On her lawyer's advice Jacqui, who was in 'better emotional shape by now', pushed aside her anger and set about convincing social services that she was fit to be a mother. Her solicitor helped her to find a house through the council, and when she was given a list of things to do by social services - which included not going back to work and remaining in the area - she complied without argument. Three months later, Doran was returned to her.

Jacqui was lucky. Bridget Linley at FRG can recall only one other case when a woman, with the help of a social worker, persuaded the courts to return a child to her from prospective adopters. It is extremely rare, and, Ms Linley says, 'The best hope is that parents act to reverse any action being taken from very early on.
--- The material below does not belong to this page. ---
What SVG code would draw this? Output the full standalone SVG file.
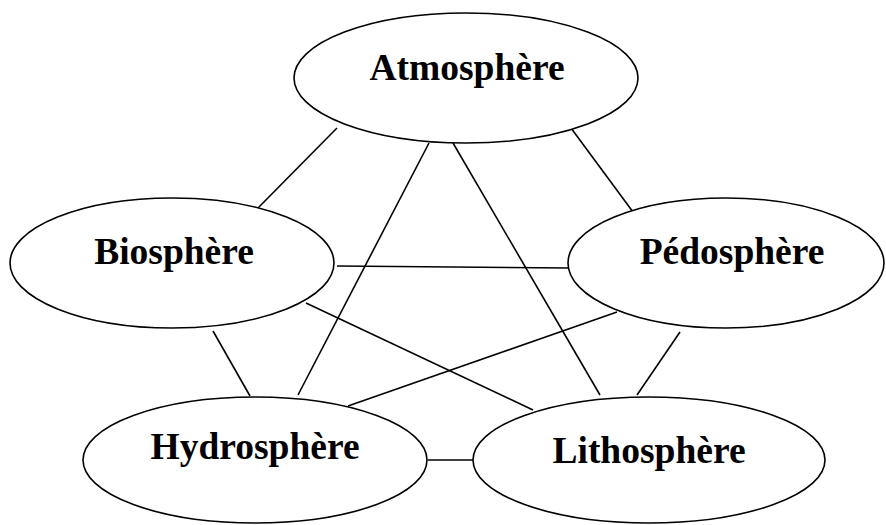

But it takes a lot of resources - emotionally and materially.'

The difference support can make is something Homestart knows plenty about. Founded 21 years ago to train volunteers to go into homes and help families through crises, last year the organisation supported more than 1,000 children on the protection registers. Angela Plowman, assistant to the director, Margaret Harrison, says: 'Our aim is to keep families together and help them see how they can sort out problems or how to be more adequate parents, which may not be difficult at all. Our volunteers are like friends. Families know they are there to help them and not judge or monitor. If local authorities did something similar and could give families more time if they needed it, who knows how many break-ups might be prevented?'

FRG campaigns to persuade government and local authorities that funding should be shifted from protection to support. Such a move would benefit everybody. Social services, caught in the 'damned if they do, damned if they don't' situation, may feel the safest option is to take children into care, and given the way resources are allocated at present, it must often seem as if that is the only option. But it is time to find a more imaginative, less traumatic way to protect our children.